Continué acercándome mientras sacaba fotos, hasta que nuestros colegas nos saludaron al pasar a su lado. Resultaron ser dos turistas canadienses. Solo el hombre, más bien bajito y delgado, con su gran barba blanquecina hablaba un español bastante cruzado, su esposa, una señora también delgada, solo hablaba francés. Porque eran canadienses, pero canadienses de Quebec.
Acaso uno piense que en tales circunstancias las conversación y el intercambio de historias es lo más extraordinario del encuentro. Pero no. Lo más extraordinario en  tales circunstancias es la velocidad a la que ese par nos llevó caminando de regreso. De repente, nosotros que veníamos languideciendo debajo del peso de las mochilas y los días de caminata sumados, nos vimos arrastrados a la maratónica velocidad del tranco de dos que además de un aspecto atlético, iban bien liviano, sin carga sobre sus hombros. Fue gracias a su compañía y su charla que el trayecto que se nos presentaba tan dificultoso, de repente fue rápido y entretenido. No recuerdo que antes hayamos nunca caminado tan rápido con las mochilas a cuestas. Ellos, según nos contaron, venían de conocer el sur y habían pasado unos días en Merlo, para luego volver a Canadá desde ahí. Nos contaron del frío aún en verano y de los carnavales de hielo. También de los campings en sus pagos y la gran cantidad de turistas que eligen esa modalidad de alojamiento. Ellos se alojaban en un hotel cuyos dueños eran hijos de inmigrantes italianos.

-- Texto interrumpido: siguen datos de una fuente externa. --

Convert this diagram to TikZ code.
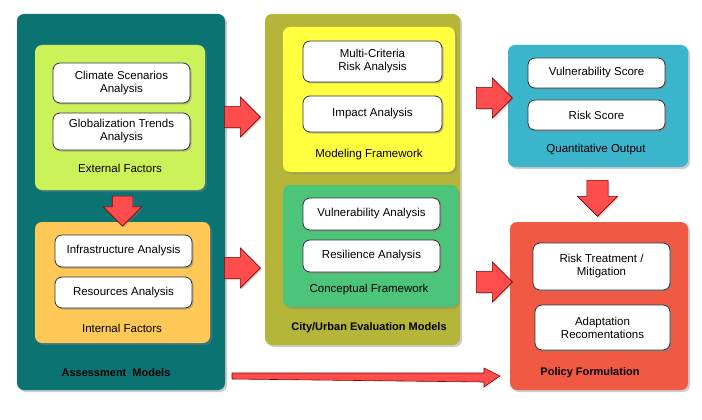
\documentclass[tikz,border=0pt]{standalone}
\usepackage{fontspec}
\setmainfont{Liberation Sans}
\usetikzlibrary{shapes.arrows,shadows,calc}
\begin{document}
\begin{tikzpicture}[x=1pt,y=-1pt,
  panel/.style={rounded corners=7pt,drop shadow={opacity=0.4,shadow xshift=2pt,shadow yshift=-2pt}},
  item/.style={draw=black!80,line width=0.8pt,fill=white,rounded corners=7pt,align=center,
    font=\fontsize{11.5}{13}\selectfont,drop shadow={opacity=0.5,shadow xshift=1.5pt,shadow yshift=-1.5pt}},
  lbl/.style={font=\fontsize{11.5}{13}\selectfont},
  blbl/.style={font=\bfseries\fontsize{11}{13}\selectfont},
  blk/.style={single arrow,draw=red!50!black,fill=red!70!white,line width=0.6pt,
    minimum height=36pt,minimum width=40pt,single arrow head extend=9pt,inner xsep=0pt,inner ysep=10pt,
    drop shadow={opacity=0.35,shadow xshift=1.5pt,shadow yshift=-1.5pt}},
]
\useasboundingbox (0,0) rectangle (702,420);
\fill[white] (0,0) rectangle (702,420);
% panels
\fill[panel,fill={rgb,255:red,12;green,115;blue,115}] (17,14) rectangle (225,390);
\fill[panel,fill={rgb,255:red,204;green,242;blue,90}] (35,45) rectangle (205,190);
\fill[panel,fill={rgb,255:red,255;green,200;blue,87}] (35,222) rectangle (210,343);
\fill[panel,fill={rgb,255:red,181;green,181;blue,58}] (265,14) rectangle (460,345);
\fill[panel,fill={rgb,255:red,255;green,255;blue,64}] (283,27) rectangle (455,172);
\fill[panel,fill={rgb,255:red,76;green,196;blue,122}] (283,185) rectangle (458,307);
\fill[panel,fill={rgb,255:red,59;green,181;blue,204}] (508,45) rectangle (688,167);
\fill[panel,fill={rgb,255:red,240;green,90;blue,69}] (510,222) rectangle (688,390);
% items
\node[item,minimum width=137pt,minimum height=40pt] (cs) at (121.5,83) {Climate Scenarios\\Analysis};
\node[item,minimum width=137pt,minimum height=37pt] (gt) at (121.5,131.5) {Globalization Trends\\Analysis};
\node[lbl] (ef) at (120,168) {External Factors};
\node[item,minimum width=137pt,minimum height=32pt] (ia) at (123.5,251) {Infrastructure Analysis};
\node[item,minimum width=137pt,minimum height=31pt] (ra) at (123.5,292.5) {Resources Analysis};
\node[lbl] (if) at (122,328) {Internal Factors};
\node[blbl] (am) at (116,373) {Assessment\ \ Models};
\node[item,minimum width=139pt,minimum height=41pt] (mc) at (372.5,61.5) {Multi-Criteria\\Risk Analysis};
\node[item,minimum width=139pt,minimum height=36pt] (im) at (372.5,114) {Impact Analysis};
\node[lbl] (mf) at (369,155) {Modeling Framework};
\node[item,minimum width=137pt,minimum height=32pt] (va) at (371.5,214) {Vulnerability Analysis};
\node[item,minimum width=137pt,minimum height=32pt] (rs) at (371.5,256) {Resilience Analysis};
\node[lbl] (cf) at (369,290) {Conceptual Framework};
\node[blbl] (ce) at (369,328) {City/Urban Evaluation Models};
\node[item,minimum width=137pt,minimum height=30pt] (vs) at (596.5,73) {Vulnerability Score};
\node[item,minimum width=137pt,minimum height=30pt] (rsc) at (596.5,115) {Risk Score};
\node[lbl] (qo) at (596,150) {Quantitative Output};
\node[item,minimum width=137pt,minimum height=47pt] (rt) at (601.5,266.5) {Risk Treatment /\\Mitigation};
\node[item,minimum width=135pt,minimum height=45pt] (ad) at (602.5,327.5) {Adaptation\\Recomentations};
\node[blbl] (pf) at (590,373) {Policy Formulation};
% block arrows
\node[blk,rotate=-90,minimum height=30pt,minimum width=38pt] (a1) at (122.5,206) {};
\node[blk] (a2) at (237,117) {};
\node[blk] (a3) at (237,268) {};
\node[blk] (a4) at (489,98) {};
\node[blk] (a5) at (489,282) {};
\node[blk,rotate=-90] (a6) at (597.5,193) {};
% long arrow
\coordinate (s) at (232,376);
\coordinate (e) at (500,376);
\draw[red!50!black,fill=red!70!white,line width=0.6pt]
  ($(s)+(0,-3)$) -- ($(e)+(-16,-3)$) -- ++(0,-5) -- (e) -- ++(-16,11) -- ++(0,-5) -- ($(s)+(0,3)$) -- cycle;
\end{tikzpicture}
\end{document}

Fuimos bajando juntos hasta la callecita que desembocaba en la esquina de la Iglesia frente a la plaza. Ahí estaba el hotel de ellos. Ahí nos despedimos… no sin quedarme con la invitación del caballero para que algún día vayamos a visitar Quebec y conocer su ciudad. No sin quedarme con la cálida sonrisa de su esposa, que sin hablar una palabra de español, comprendió mi mirada cuando le dije que fue un gusto haberlos conocido.
Tomamos el último colectivo del día rumbo a la ciudad. El trayecto estuvo plagado de sueños… y en la noche, a lo lejos… un cacuy cantaba su melancólica despedida a la penumbra que anunciaba a las primeras estrellas.